What's really cool is that the simple explanation can be extended to explain things like why ciphertext doesn't compress well: because ciphertext has no patterns


Not compression per se, but I remember when I was reverse engineering maps for Chip's Challenge. I would often see a tile (represented as a byte) that was encoded as 0xFF0502. I ended up realizing it meant "Repeat 'tile 2' 5 times." It was fun to figure that out as a kid.


RLE a given. It's true that the average person rarely understand that this is what computers call compression, but everything after that involves a bit of thinking. Optimal huffman.


I think the LZ family are all pretty intuitive --- just replace repeated sequences with a reference to where they occurred before. Even human languages have things like contractions, abbreviations, and acronyms. Thus it is, at least to me, somewhat surprising that LZ was only documented academically several decades after Huffman; perhaps it was thought to be too trivial? LZ can also be thought of as an extension of RLE.

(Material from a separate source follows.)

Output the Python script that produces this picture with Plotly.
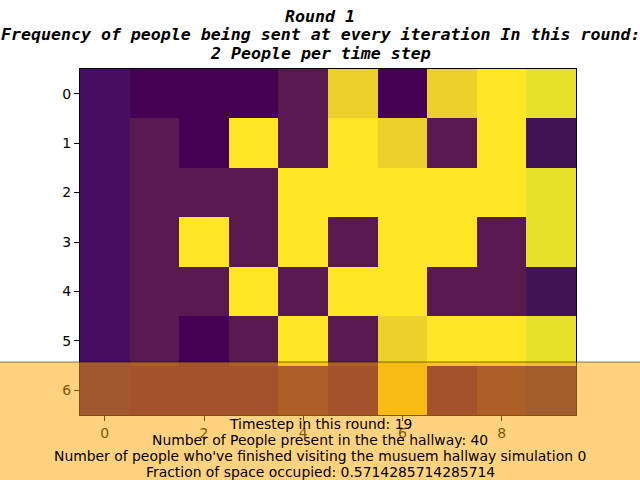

In any case, an LZ decompressor fits in less than 100 bytes of machine instructions and a simple compressor can be implemented in not more than several hundred, all the while providing extremely high compression for its simplicity. It will easily outperform order-0 static or dynamic Huffman on practical files like English text, and would probably make a good assignment in an undergraduate-level beginning data structures/algorithms/programming course; yet it seems more popular to give an assignment on Huffman using trees, which is somewhat ironic since in the real world Huffman is implemented using bit operations and lookup tables, not actual tree data structures.

To give a trivial example, LZ will easily compress ABCDABCDABCDABCD while order-0 Huffman can't do much since each individual symbol has the same frequency.


Another LZ fan here.

My guess is that the "late" development of LZ is due to mainly two reasons:

i) At that moment the pattern matching algorithms were not so advanced. E.g. suffix tree was very recent, and in the next years lots of advances occurred in that area...

ii) Although LZ can appear easier or more intuitive than Huffman, I think it is much less intuitive to prove a good bound in the compression achieved by LZ. OTOH, Huffman is build in a way that shows that it achieves zeroth-order compression.


The DEFLATE[1] algorithm is actually fairly accessible, and will give a good idea of how compression works.

1: https://en.wikipedia.org/wiki/DEFLATE


I liked this explanation of DEFLATE here on HN a few months ago:

https://news.ycombinator.com/item?id=12334270


IMO Huffman is conceptually more complicated (not the implementation, but the logic) than arithmetic coding.

And Huffman isn't optimal unless you are lucky, unlike arithmetic coding.


I never learned AC. It's on my overflowing stack of thing to read about.


AC is conceptually stupidly simple. All you do is encode a string of symbols into a range of real numbers.

To start your range is [0, 1). For each symbol you want to encode you take your range and split it up according to your probabilities. E.g. if your symbols are 25% A, 50% B and 25% C, then you split up that range in [0, 0.25) for A, [0.25, 0.75) for B and [0.75, 1) for C.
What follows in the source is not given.